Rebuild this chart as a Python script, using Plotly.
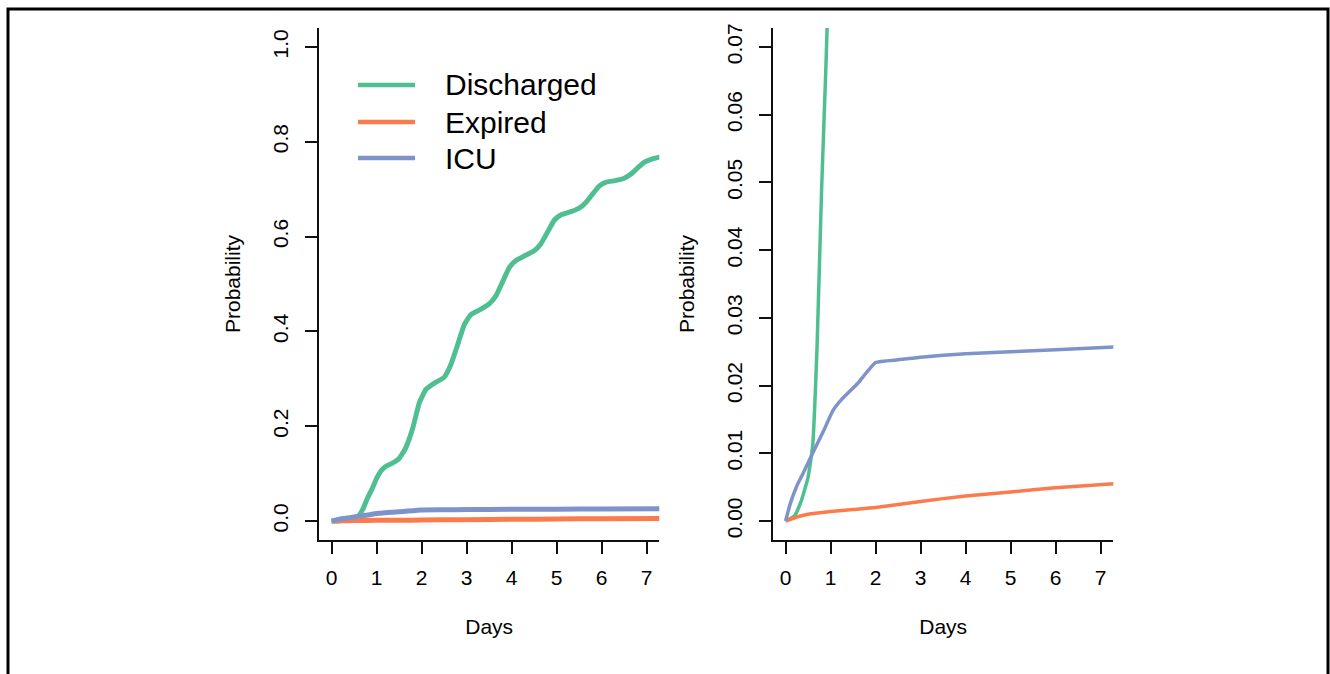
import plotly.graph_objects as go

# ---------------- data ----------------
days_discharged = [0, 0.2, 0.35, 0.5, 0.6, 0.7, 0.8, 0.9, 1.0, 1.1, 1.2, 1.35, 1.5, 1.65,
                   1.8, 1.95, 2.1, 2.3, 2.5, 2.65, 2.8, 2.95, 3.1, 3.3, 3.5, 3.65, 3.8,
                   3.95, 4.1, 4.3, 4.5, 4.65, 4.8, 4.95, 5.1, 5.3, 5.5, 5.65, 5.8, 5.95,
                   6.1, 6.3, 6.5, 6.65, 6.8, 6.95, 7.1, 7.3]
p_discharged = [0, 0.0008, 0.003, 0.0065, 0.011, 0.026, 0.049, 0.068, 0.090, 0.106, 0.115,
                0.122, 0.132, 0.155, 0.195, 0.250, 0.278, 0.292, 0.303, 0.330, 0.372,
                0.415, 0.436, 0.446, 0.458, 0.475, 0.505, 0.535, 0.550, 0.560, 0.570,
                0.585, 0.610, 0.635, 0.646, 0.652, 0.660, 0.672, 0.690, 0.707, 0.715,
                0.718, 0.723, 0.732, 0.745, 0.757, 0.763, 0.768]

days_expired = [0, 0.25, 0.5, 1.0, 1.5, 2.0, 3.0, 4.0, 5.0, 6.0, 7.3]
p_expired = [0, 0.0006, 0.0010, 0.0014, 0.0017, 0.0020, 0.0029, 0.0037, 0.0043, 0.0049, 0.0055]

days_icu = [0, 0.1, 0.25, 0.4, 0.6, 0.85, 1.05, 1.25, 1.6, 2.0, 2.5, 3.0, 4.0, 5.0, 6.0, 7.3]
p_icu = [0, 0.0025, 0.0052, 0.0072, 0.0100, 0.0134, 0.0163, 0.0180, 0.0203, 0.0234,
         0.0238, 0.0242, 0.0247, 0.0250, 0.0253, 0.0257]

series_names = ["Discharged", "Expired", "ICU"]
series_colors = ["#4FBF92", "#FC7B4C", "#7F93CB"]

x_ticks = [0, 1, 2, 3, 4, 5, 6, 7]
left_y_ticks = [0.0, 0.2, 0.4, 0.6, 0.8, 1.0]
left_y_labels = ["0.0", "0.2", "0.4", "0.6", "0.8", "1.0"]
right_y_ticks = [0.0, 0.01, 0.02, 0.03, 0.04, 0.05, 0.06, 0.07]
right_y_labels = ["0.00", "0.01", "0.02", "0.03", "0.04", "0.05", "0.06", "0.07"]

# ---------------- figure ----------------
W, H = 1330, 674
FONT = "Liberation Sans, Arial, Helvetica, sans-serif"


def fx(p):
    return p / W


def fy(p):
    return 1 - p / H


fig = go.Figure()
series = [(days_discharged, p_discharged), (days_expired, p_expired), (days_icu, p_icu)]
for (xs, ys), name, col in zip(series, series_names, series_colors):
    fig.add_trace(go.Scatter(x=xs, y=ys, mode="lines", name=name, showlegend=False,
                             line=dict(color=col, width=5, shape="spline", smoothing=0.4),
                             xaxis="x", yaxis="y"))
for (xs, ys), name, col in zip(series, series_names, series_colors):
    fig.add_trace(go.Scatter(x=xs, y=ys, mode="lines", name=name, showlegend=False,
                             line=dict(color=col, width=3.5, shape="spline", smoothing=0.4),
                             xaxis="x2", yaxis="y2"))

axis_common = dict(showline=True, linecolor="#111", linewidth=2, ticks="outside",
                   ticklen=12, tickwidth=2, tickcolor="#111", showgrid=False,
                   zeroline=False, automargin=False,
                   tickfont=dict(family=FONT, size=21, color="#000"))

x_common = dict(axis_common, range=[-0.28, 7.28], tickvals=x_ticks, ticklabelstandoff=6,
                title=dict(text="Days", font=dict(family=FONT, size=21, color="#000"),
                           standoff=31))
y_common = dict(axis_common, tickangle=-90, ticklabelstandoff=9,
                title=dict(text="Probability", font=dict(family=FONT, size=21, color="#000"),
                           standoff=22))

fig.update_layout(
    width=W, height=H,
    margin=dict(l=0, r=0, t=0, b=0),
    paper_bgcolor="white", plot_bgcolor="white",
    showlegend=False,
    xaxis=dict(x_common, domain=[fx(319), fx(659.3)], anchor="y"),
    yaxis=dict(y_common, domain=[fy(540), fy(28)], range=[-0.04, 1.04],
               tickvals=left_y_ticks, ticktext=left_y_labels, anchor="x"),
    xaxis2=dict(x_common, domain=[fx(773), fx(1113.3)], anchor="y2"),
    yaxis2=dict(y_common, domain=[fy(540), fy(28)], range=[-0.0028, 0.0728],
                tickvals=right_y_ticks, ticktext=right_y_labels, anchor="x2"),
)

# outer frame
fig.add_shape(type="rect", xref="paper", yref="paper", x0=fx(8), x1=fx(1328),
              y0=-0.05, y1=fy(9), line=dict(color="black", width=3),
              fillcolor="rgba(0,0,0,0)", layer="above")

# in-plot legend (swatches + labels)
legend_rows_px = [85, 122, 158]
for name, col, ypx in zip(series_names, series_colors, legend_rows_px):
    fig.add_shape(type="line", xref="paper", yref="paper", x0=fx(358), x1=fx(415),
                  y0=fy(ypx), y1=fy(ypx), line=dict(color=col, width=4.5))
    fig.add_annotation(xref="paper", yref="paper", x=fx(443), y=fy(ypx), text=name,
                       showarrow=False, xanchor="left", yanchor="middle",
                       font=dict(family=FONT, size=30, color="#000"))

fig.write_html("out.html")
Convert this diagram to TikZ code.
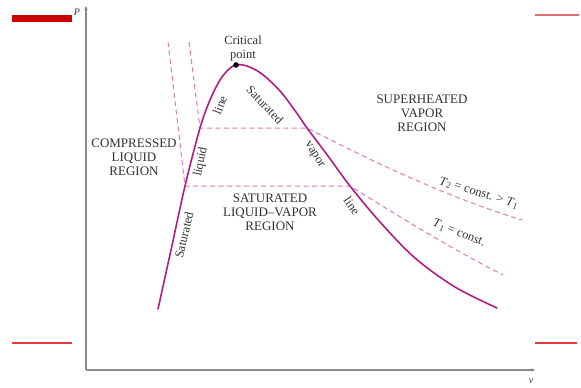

- [Given request]
Reproduce the material above exactly, first line through the line that contains "import plotly.graph_objects as go", minus the pictures.

- [Final result]
Rebuild this chart as a Python script, using Plotly.
import plotly.graph_objects as go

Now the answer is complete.